According to Martha Winther, Recreation Center Coordinator, from before and after the remodel, at least 30% of the staff live in Rainier Beach and even more in nearby sound end communities. The staff demographics, like the population making use of the center reflect the diversity of the neighborhood.
“Of course we want to be welcoming to everybody,” says Winther explaining the fee structures and scholarships available to reach out to the economically disadvantaged in the community. “Some of the things we’ve done intentionally are that we have our women’s only swim on Sundays and that’s not only for the Muslim population but for the Orthodox Jews.”
The reoccurring theme for what is working and why so many people are loving this community center is that despite the issues with the construction process, the Center itself is giving the community what it wants.
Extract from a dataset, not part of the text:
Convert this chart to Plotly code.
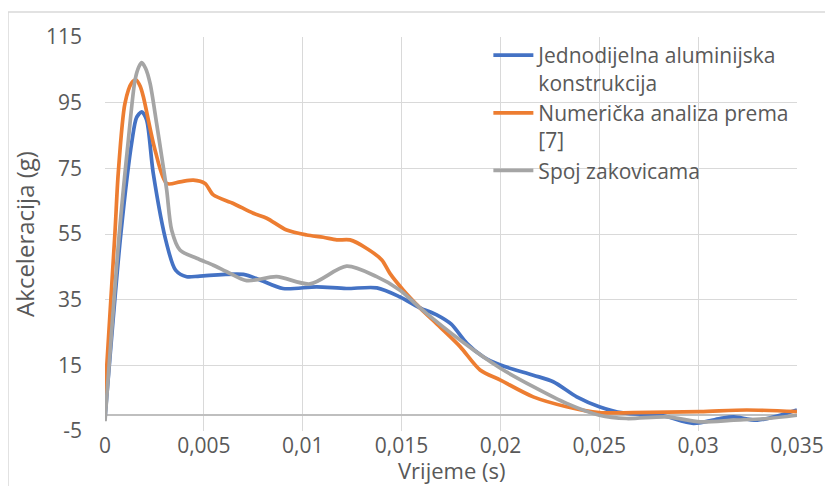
import plotly.graph_objects as go

# ---- data ----
t_blue = [0, 0.0008, 0.00137, 0.0016, 0.00186, 0.0021, 0.00244, 0.00312, 0.00357, 0.00413, 0.0048, 0.007,
          0.00784, 0.009, 0.0107, 0.0122, 0.01375, 0.0149, 0.0159, 0.0168, 0.0175, 0.0183, 0.01913,
          0.02, 0.02166, 0.02267, 0.02386, 0.025, 0.0262, 0.0281, 0.02976, 0.0311, 0.0318,
          0.033, 0.035]
y_blue = [-1, 55, 83.6, 90.5, 92.2, 89.8, 73.5, 52, 44, 42, 42.2, 42.7,
          41, 38.4, 38.9, 38.4, 38.6, 35.9, 32.6, 30.3, 27.6, 21.7, 17.6,
          15.1, 12, 10, 5.4, 2.4, 0.5, -0.2, -2.7, -1.2, -0.7,
          -1.7, 1.4]

t_orange = [0, 0.0005, 0.00067, 0.00101, 0.00135, 0.00157, 0.00178, 0.00194, 0.00253, 0.00312, 0.0038, 0.00447,
            0.00506, 0.00548, 0.00649, 0.0075, 0.00818, 0.00919, 0.0102, 0.01104, 0.01172, 0.01239,
            0.01324, 0.014, 0.01441, 0.01509, 0.01593, 0.01694, 0.01796, 0.01897, 0.02, 0.02166,
            0.02335, 0.025, 0.0267, 0.0301, 0.03245, 0.035]
y_orange = [6, 55, 73.5, 94.8, 101, 101.9, 100, 96.8, 80.6, 70.4, 70.9, 71.4,
            70.4, 66.9, 64.3, 61.3, 59.8, 56.2, 54.7, 54, 53.2, 53.2,
            50.6, 47.1, 43, 37.9, 32.5, 26.7, 20.7, 13.6, 10.5, 5.4,
            2.4, 0.6, 0.6, 0.9, 1.4, 0.9]

t_gray = [0, 0.00072, 0.00118, 0.00152, 0.00172, 0.00186, 0.00205, 0.00228, 0.00261, 0.00287, 0.00312, 0.00337,
          0.00379, 0.00464, 0.00548, 0.00616, 0.00717, 0.00868, 0.01037, 0.01222, 0.01374, 0.01492,
          0.01593, 0.01796, 0.02, 0.02166, 0.02335, 0.025, 0.02638, 0.0284, 0.0301, 0.0318,
          0.0335, 0.035]
y_gray = [-2, 55, 83.6, 101.9, 106, 107.2, 105.5, 100.9, 88.7, 78.5, 68.4, 56.2,
          50.1, 47.6, 45.5, 43.5, 40.8, 42, 39.8, 45.2, 42, 37.9,
          32.5, 22.7, 14.1, 8.5, 3.4, -0.2, -1.2, -0.7, -2.2, -1.7,
          -1.2, -0.2]

series_names = ["Jednodijelna aluminijska<br>konstrukcija",
                "Numerička analiza prema<br>[7]",
                "Spoj zakovicama"]
series_colors = ["#4472C4", "#ED7D31", "#A5A5A5"]

x_tickvals = [0, 0.005, 0.01, 0.015, 0.02, 0.025, 0.03, 0.035]
x_ticktext = ["0", "0,005", "0,01", "0,015", "0,02", "0,025", "0,03", "0,035"]
y_tickvals = [-5, 15, 35, 55, 75, 95, 115]
y_ticktext = ["-5", "15", "35", "55", "75", "95", "115"]
x_title = "Vrijeme (s)"
y_title = "Akceleracija (g)"

FONT = "Open Sans"
TXT = "#595959"

# page body has an 8px margin; plot area target (absolute): x 105..797, y 37..431
OFF = 8
W, H = 833 - 2 * OFF, 494 - 2 * OFF
ML, MT = 105 - OFF, 37 - OFF
MR = (OFF + W) - 797
MB = (OFF + H) - 431
PW, PH = 797 - 105, 431 - 37

fig = go.Figure()
for i, (tx, ty) in enumerate([(t_blue, y_blue), (t_orange, y_orange), (t_gray, y_gray)]):
    fig.add_trace(go.Scatter(
        x=tx, y=ty, mode="lines", name=series_names[i],
        legendgroup=f"g{i}",
        line=dict(color=series_colors[i], width=3.7, shape="spline", smoothing=0.8),
    ))

fig.update_layout(
    width=W, height=H,
    margin=dict(l=ML, r=MR, t=MT, b=MB, autoexpand=False),
    paper_bgcolor="white", plot_bgcolor="white",
    font=dict(family=FONT, color=TXT, size=18),
    showlegend=True,
    legend=dict(
        x=0.554, y=1.005, xanchor="left", yanchor="top",
        bgcolor="rgba(0,0,0,0)", borderwidth=0,
        font=dict(family=FONT, size=21, color=TXT),
        valign="top", traceorder="grouped", tracegroupgap=0,
        itemwidth=40,
    ),
    xaxis=dict(
        range=[0, 0.035], tickvals=x_tickvals, ticktext=x_ticktext,
        showgrid=True, gridcolor="#D9D9D9", gridwidth=1.3,
        zeroline=False, showline=False, ticks="", automargin=False,
        ticklabelstandoff=0,
        tickfont=dict(family=FONT, size=21, color=TXT),
    ),
    yaxis=dict(
        range=[-5, 115], tickvals=y_tickvals, ticktext=y_ticktext,
        showgrid=True, gridcolor="#D9D9D9", gridwidth=1.3,
        zeroline=True, zerolinecolor="#BFBFBF", zerolinewidth=1.5,
        showline=False, ticks="", ticklabelstandoff=22, automargin=False,
        tickfont=dict(family=FONT, size=21, color=TXT),
        title=dict(text=y_title, font=dict(family=FONT, size=24, color=TXT), standoff=6),
    ),
    annotations=[dict(text=x_title, xref="paper", yref="paper", x=0.5, y=(431 - 470) / PH,
                      xanchor="center", yanchor="middle", showarrow=False,
                      font=dict(family=FONT, size=22, color=TXT))],
    shapes=[dict(type="rect", xref="paper", yref="paper",
                 x0=(8 - 105) / PW, x1=(860 - 105) / PW,
                 y0=(431 - 520) / PH, y1=(431 - 12) / PH,
                 line=dict(color="#D9D9D9", width=1.5), fillcolor="rgba(0,0,0,0)", layer="below")],
)

fig.write_html("out.html")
What we want is a place to hang out and enjoy all kinds of activities with our neighbors.
For anyone interested in providing feedback or suggestions for the next evolution of the space, there is a Rainier Beach Community Center Advisory Council open to the public that meets on the 2nd Tuesday of every month at RBCC at 6:30PM.
Great piece! Refreshing to see media content about Rainier Beach and SE Seattle that’s positive and nuanced. OK, the media can’t ignore our basketball heroics (go AAA champ Rainier Beach HS boys and Cleveland HS girls!). But otherwise the silence has been deafening. Thank you for helping redress this — good start. Nice photos too.